KEIR Starmer should have learned by now that adopting a scattergun approach to PMQs is pointless. There’s little evidence of his fabled “forensic” questioning today, as he squanders the opportunity to make Boris Johnson squirm and ends up with egg on his face.

As it’s Armistice Day he leads on funding for veterans’ charities, attempting to inspire outrage by contrasting this with the sums wasted on PR companies during the Covid crisis.

The only problem with this apparently winning strategy of “heroes versus spin doctors” is that – as the Prime Minister points out – communication is vital during a pandemic. Of course this doesn’t mean that every penny of the £130 million spend was justifiable, but it does rather puncture Starmer’s puffed-up outrage.

Undeterred, the Leader of the Opposition asserts that “there’s a real question about the way contracts are being awarded – about basic transparency and accountability”. Well indeed there is, so perhaps he should have led on this real question instead. Better still, he could have put the PM on the spot by reeling off details of some of the dodgiest deals that have been made with firms linked to members of the Conservative Party.

By suggesting the Government has been cavalier rather than calculated, Starmer lets Johnson off the hook.
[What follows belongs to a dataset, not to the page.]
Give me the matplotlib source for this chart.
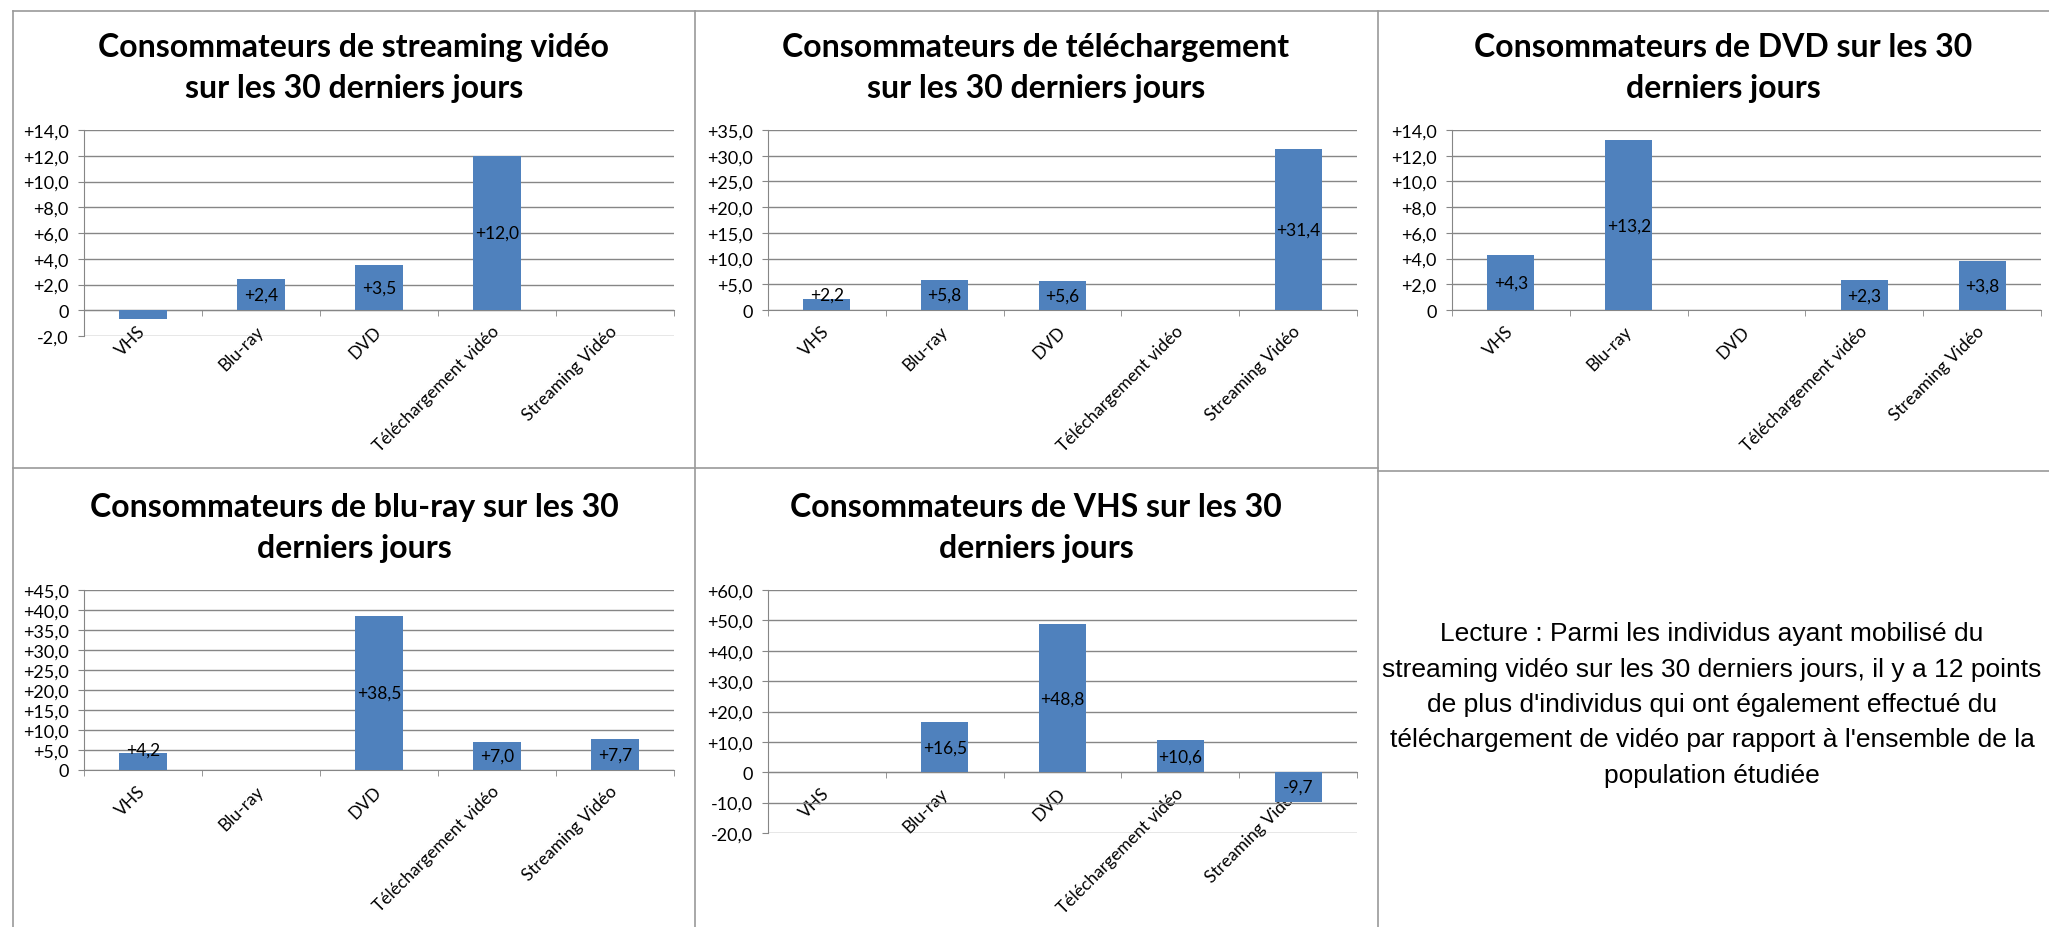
import numpy as np
import matplotlib
matplotlib.use('Agg')
import matplotlib.pyplot as plt
from matplotlib.lines import Line2D
from matplotlib.ticker import FuncFormatter, FixedLocator

categories = ['VHS', 'Blu-ray', 'DVD', 'Téléchargement vidéo', 'Streaming Vidéo']

# ecarts en points par rapport a l'ensemble de la population (None = categorie elle-meme)
streaming_vals = [-0.7, 2.4, 3.5, 12.0, None]
telechargement_vals = [2.2, 5.8, 5.6, None, 31.4]
dvd_vals = [4.3, 13.2, None, 2.3, 3.8]
bluray_vals = [4.2, None, 38.5, 7.0, 7.7]
vhs_vals = [None, 16.5, 48.8, 10.6, -9.7]

titles = ['Consommateurs de streaming vidéo\nsur les 30 derniers jours',
          'Consommateurs de téléchargement\nsur les 30 derniers jours',
          'Consommateurs de DVD sur les 30\nderniers jours',
          'Consommateurs de blu-ray sur les 30\nderniers jours',
          'Consommateurs de VHS sur les 30\nderniers jours']

note = ("Lecture : Parmi les individus ayant mobilisé du\n"
        "streaming vidéo sur les 30 derniers jours, il y a 12 points\n"
        "de plus d'individus qui ont également effectué du\n"
        "téléchargement de vidéo par rapport à l'ensemble de la\n"
        "population étudiée")

bar_color = '#4F81BD'
grey = '#868686'
W, H = 2049, 928

# (values, ymin, ymax, step, axes box in px: left, top, right, bottom, title centre x, title y)
panels = [
    (streaming_vals, -2, 14, 2, (84, 131, 674, 337), 354, 68),
    (telechargement_vals, 0, 35, 5, (768, 131, 1357, 311), 1036, 68),
    (dvd_vals, 0, 14, 2, (1452, 131, 2041, 311), 1723, 68),
    (bluray_vals, 0, 45, 5, (84, 591, 674, 771), 354, 528),
    (vhs_vals, -20, 60, 10, (768, 591, 1357, 834), 1036, 528),
]
hidden_labels = [(0, 0)]  # pas d'etiquette affichee pour VHS dans le 1er graphique

def fmt(v, pos=None):
    if abs(v) < 1e-9:
        return '0'
    return ('%+.1f' % v).replace('.', ',')

plt.rcParams['font.family'] = ['Lato', 'DejaVu Sans']

fig = plt.figure(figsize=(W / 100, H / 100), dpi=100)

for p, (vals, ymin, ymax, step, box, tx, ty) in enumerate(panels):
    l, t, r, b = box
    ax = fig.add_axes([l / W, 1 - b / H, (r - l) / W, (b - t) / H])
    y = np.array([np.nan if v is None else v for v in vals], dtype=float)
    x = np.arange(len(categories))
    ax.bar(x, y, width=0.4, color=bar_color, zorder=3)

    ax.set_xlim(-0.5, len(categories) - 0.5)
    ax.set_ylim(ymin, ymax)
    ax.yaxis.set_major_locator(FixedLocator(np.arange(ymin, ymax + step / 2, step)))
    ax.yaxis.set_major_formatter(FuncFormatter(fmt))
    ax.yaxis.grid(True, color=grey, lw=1.0)
    ax.set_axisbelow(True)

    for s in ['top', 'right']:
        ax.spines[s].set_visible(False)
    ax.spines['left'].set_color(grey)
    ax.spines['bottom'].set_color(grey)
    ax.spines['bottom'].set_position(('data', 0))

    ax.tick_params(axis='y', length=4, color=grey, labelsize=13, pad=7)
    ax.set_xticks(x)
    ax.set_xticklabels(categories, rotation=45, ha='right', va='center',
                       rotation_mode='anchor', fontsize=12.5)
    ax.set_xticks(np.arange(-0.5, len(categories), 1), minor=True)
    ax.tick_params(axis='x', which='major', length=0, pad=13)
    ax.tick_params(axis='x', which='minor', length=4, color=grey)

    rng = ymax - ymin
    for i, v in enumerate(vals):
        if v is None or (p, i) in hidden_labels:
            continue
        ly = v / 2 if abs(v) > 0.1 * rng else v + 0.02 * rng
        ax.text(i, ly, fmt(v), ha='center', va='center', fontsize=12.5, zorder=4)

    fig.text(tx / W, 1 - ty / H, titles[p], ha='center', va='center',
             fontsize=23, fontweight='bold', linespacing=1.5)

fig.text(1712 / W, 1 - 705 / H, note, ha='center', va='center',
         fontsize=19, family=['Liberation Sans', 'DejaVu Sans'], linespacing=1.6)

# cadres des graphiques
border = dict(color='#9a9a9a', lw=1.2)
fig.add_artist(Line2D([13 / W, 1], [1 - 12 / H, 1 - 12 / H], **border))
fig.add_artist(Line2D([13 / W, 13 / W], [0, 1 - 12 / H], **border))
fig.add_artist(Line2D([695 / W, 695 / W], [0, 1 - 12 / H], **border))
fig.add_artist(Line2D([1378 / W, 1378 / W], [0, 1 - 12 / H], **border))
fig.add_artist(Line2D([13 / W, 1378 / W], [1 - 469 / H, 1 - 469 / H], **border))
fig.add_artist(Line2D([1378 / W, 1], [1 - 472 / H, 1 - 472 / H], **border))

fig.savefig('out.png', dpi=100)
He tells us that the PM doesn’t know the value of the pound in his pocket, hence the reckless spending on things like millions of unsuitable face masks, but surely the truth is much more damning: that under the cover of the scramble for PPE, millions of pounds of public money was dished out to firms with no relevant track records but the right connections to people in power.
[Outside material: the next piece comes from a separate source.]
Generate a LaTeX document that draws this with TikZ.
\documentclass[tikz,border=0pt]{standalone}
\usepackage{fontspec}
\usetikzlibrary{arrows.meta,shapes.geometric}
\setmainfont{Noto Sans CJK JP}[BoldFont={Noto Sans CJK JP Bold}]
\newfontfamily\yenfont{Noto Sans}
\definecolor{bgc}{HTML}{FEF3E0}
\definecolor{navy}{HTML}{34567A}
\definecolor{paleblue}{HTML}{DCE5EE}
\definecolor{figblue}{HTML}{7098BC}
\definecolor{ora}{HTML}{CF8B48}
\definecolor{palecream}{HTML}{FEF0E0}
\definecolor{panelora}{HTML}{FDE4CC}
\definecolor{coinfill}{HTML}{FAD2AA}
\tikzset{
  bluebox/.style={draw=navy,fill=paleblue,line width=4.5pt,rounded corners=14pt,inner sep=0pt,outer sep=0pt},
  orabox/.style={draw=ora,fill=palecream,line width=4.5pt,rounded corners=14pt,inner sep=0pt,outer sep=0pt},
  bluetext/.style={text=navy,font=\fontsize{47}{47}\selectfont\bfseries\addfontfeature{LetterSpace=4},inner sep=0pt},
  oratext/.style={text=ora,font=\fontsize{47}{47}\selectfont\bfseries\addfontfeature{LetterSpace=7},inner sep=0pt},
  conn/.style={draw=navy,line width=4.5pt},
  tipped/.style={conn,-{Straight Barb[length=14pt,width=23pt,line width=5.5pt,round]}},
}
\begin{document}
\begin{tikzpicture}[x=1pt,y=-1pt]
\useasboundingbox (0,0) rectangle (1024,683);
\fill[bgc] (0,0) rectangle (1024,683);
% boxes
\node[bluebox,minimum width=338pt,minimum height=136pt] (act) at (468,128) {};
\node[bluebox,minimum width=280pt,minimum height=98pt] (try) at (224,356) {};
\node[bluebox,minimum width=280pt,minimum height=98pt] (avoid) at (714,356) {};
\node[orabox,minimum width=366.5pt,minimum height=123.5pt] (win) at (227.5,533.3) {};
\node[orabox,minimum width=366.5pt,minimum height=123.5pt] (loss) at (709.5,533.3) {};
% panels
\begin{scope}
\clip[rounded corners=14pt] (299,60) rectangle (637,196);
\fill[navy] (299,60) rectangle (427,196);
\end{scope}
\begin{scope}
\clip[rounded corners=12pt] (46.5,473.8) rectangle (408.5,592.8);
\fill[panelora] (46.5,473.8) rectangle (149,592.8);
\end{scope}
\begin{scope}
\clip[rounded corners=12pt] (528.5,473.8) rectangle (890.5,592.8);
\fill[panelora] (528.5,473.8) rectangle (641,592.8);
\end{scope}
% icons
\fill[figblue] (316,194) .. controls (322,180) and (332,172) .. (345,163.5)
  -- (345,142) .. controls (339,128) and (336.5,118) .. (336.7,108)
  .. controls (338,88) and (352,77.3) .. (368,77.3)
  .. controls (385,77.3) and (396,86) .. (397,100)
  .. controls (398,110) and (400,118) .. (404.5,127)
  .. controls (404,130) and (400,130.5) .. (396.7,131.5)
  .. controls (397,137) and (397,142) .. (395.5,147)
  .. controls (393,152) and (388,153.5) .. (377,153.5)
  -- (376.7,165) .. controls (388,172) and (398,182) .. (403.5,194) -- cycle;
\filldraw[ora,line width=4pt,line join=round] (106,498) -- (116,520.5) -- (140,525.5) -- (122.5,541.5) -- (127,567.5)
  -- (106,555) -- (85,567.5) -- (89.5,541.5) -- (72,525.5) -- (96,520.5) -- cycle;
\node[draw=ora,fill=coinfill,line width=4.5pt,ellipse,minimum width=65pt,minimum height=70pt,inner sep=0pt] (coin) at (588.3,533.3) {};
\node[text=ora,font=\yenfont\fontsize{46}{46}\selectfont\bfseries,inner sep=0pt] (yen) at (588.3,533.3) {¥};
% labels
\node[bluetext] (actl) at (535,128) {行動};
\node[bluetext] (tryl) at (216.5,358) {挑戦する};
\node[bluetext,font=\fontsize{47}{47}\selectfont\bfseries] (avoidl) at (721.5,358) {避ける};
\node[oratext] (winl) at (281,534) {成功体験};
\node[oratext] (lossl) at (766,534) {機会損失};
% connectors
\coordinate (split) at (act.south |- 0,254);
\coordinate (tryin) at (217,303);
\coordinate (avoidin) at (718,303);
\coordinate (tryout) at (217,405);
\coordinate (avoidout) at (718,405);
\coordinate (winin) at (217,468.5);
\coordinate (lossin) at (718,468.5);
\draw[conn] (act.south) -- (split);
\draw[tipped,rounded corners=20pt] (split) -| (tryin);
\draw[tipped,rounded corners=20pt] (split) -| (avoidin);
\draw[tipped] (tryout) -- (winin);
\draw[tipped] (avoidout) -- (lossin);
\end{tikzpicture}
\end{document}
Starmer’s colleague Kate Hollern wants to know why it’s taking the Government two-and-a-half months to publish details of these contracts with cronies, far exceeding the legal limit of 30 days. Johnson wants to know why Labour “scorn and despise” the private sector so much.

The MP for Blackburn doesn’t even manage to extract a commitment that the deadline will be met in future – all we get is a rant about how Labour would seek to break up the giant conglomerates that are working on vaccines.
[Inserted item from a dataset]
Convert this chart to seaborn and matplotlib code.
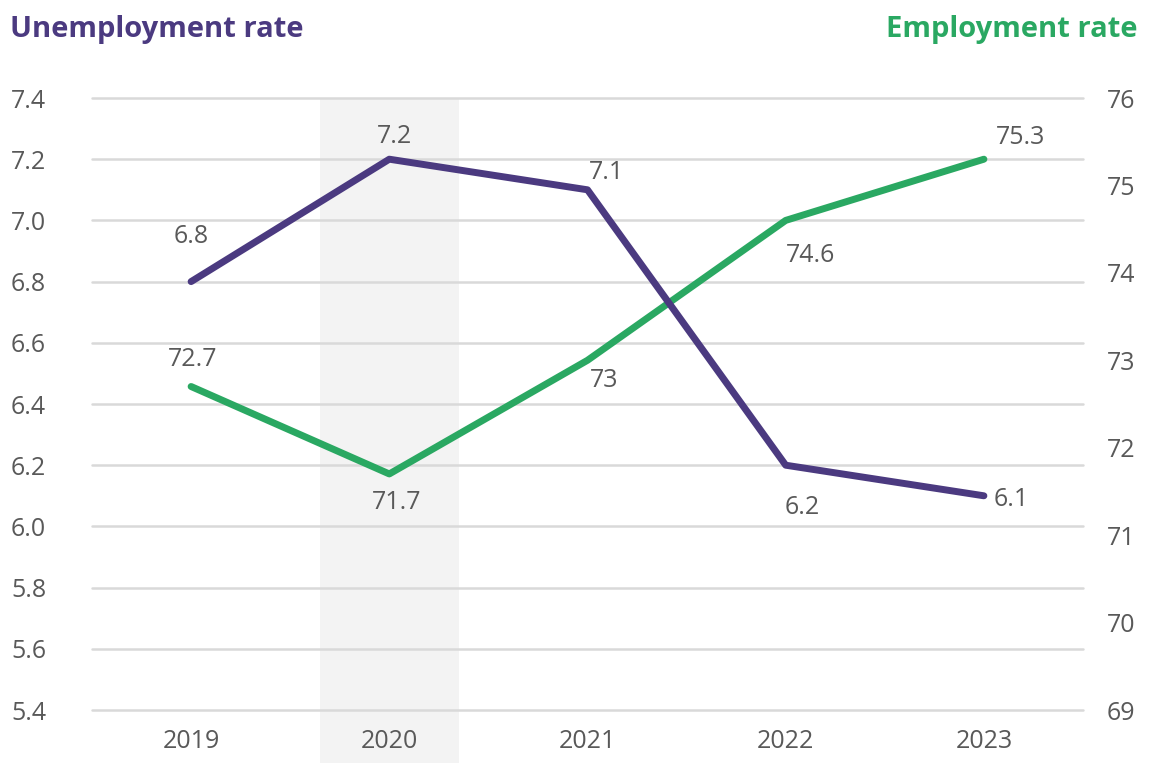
import matplotlib
matplotlib.use("Agg")
import matplotlib.pyplot as plt
import seaborn as sns
import pandas as pd

years = ["2019", "2020", "2021", "2022", "2023"]
unemployment = [6.8, 7.2, 7.1, 6.2, 6.1]
employment = [72.7, 71.7, 73.0, 74.6, 75.3]
unemp_labels = ["6.8", "7.2", "7.1", "6.2", "6.1"]
emp_labels = ["72.7", "71.7", "73", "74.6", "75.3"]
left_ticks = [5.4, 5.6, 5.8, 6.0, 6.2, 6.4, 6.6, 6.8, 7.0, 7.2, 7.4]
right_ticks = [69, 70, 71, 72, 73, 74, 75, 76]

PURPLE = "#4b3a80"
GREEN = "#2aa862"
TEXT = "#595959"
GRID = "#d9d9d9"
FS = 18

sns.set_theme(style="white")
plt.rcParams["font.family"] = ["Open Sans", "DejaVu Sans"]

df = pd.DataFrame({"year": years, "unemp": unemployment, "emp": employment})
df["x"] = range(len(years))

fig = plt.figure(figsize=(11.51, 7.63), dpi=100)
W, H = 1151, 763
ax = fig.add_axes([92 / W, 1 - 710 / H, (1083 - 92) / W, (710 - 98) / H])
ax2 = ax.twinx()
# the left axis (purple line) sits above the right axis (green line)
ax.set_zorder(ax2.get_zorder() + 1)
ax.patch.set_visible(False)
ax2.patch.set_facecolor("white")

ax.set_xlim(-0.5, 4.5)
ax.set_ylim(5.4, 7.4)
ax2.set_ylim(69, 76)

# highlighted 2020 band, running down through the tick label area
ax2.axvspan(0.65, 1.35, ymin=-0.1, ymax=1.0, color="#f3f3f3", zorder=0,
            clip_on=False, lw=0)
for y in left_ticks:
    # gridlines follow the left scale; convert to right-axis units
    y2 = 69 + (y - 5.4) / 2.0 * 7.0
    ax2.axhline(y2, color=GRID, lw=1.8, zorder=1, clip_on=False)

sns.lineplot(data=df, x="x", y="emp", ax=ax2, color=GREEN, lw=5,
             solid_capstyle="round", zorder=3)
sns.lineplot(data=df, x="x", y="unemp", ax=ax, color=PURPLE, lw=5,
             solid_capstyle="round", zorder=3)

ax.set_xticks(range(len(years)))
ax.set_xticklabels(years)
ax.set_yticks(left_ticks)
ax.set_yticklabels([f"{v:.1f}" for v in left_ticks])
ax2.set_yticks(right_ticks)
ax2.set_yticklabels([str(v) for v in right_ticks])

for a in (ax, ax2):
    a.set_xlabel("")
    a.set_ylabel("")
    for s in a.spines.values():
        s.set_visible(False)
    a.tick_params(length=0, labelsize=FS, labelcolor=TEXT)
    a.grid(False)
ax.tick_params(axis="y", pad=33)
ax2.tick_params(axis="y", pad=17)
ax.tick_params(axis="x", pad=14)

# value labels: centre offsets in pixels (dx right, dy up)
unemp_off = [(0, 45), (5, 23), (19, 17), (17, -42), (27, -4)]
emp_off = [(2, 27), (7, -29), (17, -20), (25, -35), (37, 22)]
PT = 0.72
for i, (v, t, (dx, dy)) in enumerate(zip(unemployment, unemp_labels, unemp_off)):
    ax.annotate(t, (i, v), xytext=(dx * PT, dy * PT), textcoords="offset points",
                ha="center", va="center", fontsize=FS, color=TEXT, zorder=5)
for i, (v, t, (dx, dy)) in enumerate(zip(employment, emp_labels, emp_off)):
    ax2.annotate(t, (i, v), xytext=(dx * PT, dy * PT), textcoords="offset points",
                 ha="center", va="center", fontsize=FS, color=TEXT, zorder=5)

fig.text(10 / W, 1 - 29 / H, "Unemployment rate", fontsize=21, fontweight="bold",
         color=PURPLE, ha="left", va="center")
fig.text(1138 / W, 1 - 29 / H, "Employment rate", fontsize=21, fontweight="bold",
         color=GREEN, ha="right", va="center")

fig.savefig("out.png", dpi=100, facecolor="white")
Had Starmer asked the right question to begin with, Johnson would no doubt have offered much the same ridiculous answer. However, he wouldn’t have had the freedom to do so safe in the knowledge there would be no follow-up question.

Of course he does also brazenly ignore follow-up questions, including those asked over a period of several weeks. It’s Groundhog Dog once again when Ian Blackford asks if the £20 per week uplift of Universal Credit, currently in place until March 2021, will be made permanent. “Yes of course,” replies Johnson, but unfortunately this is not the answer to the question Blackford asked. Instead it’s the answer to an alternative question he’s asked himself in his own head.

He’s glad the SNP are now “supporting Universal Credit” because this gives him the opportunity to fill time speaking another sentence that isn’t an answer to the question, while giving a false impression of why the new benefits system – complete with its in-built five-week delay – might ever have been opposed.

No doubt this game of PMQ ping-pong will continue until March, but there’s some light relief this week amid MPs welcoming the election of Joe Biden and Kamala Harris in the United States.

In congratulating them, Labour’s Angela Eagle can’t resist asking if the Prime Minister has “any advice for his erstwhile best friend”. “I had and have a good relationship with the previous president,” replies the PM, surely aware that referring to the sulker-in-chief as “the previous president” is the quickest way to turn him into a sworn enemy. If he’d been hoping for an invitation to a socially distanced round of golf, he had better not hold his breath.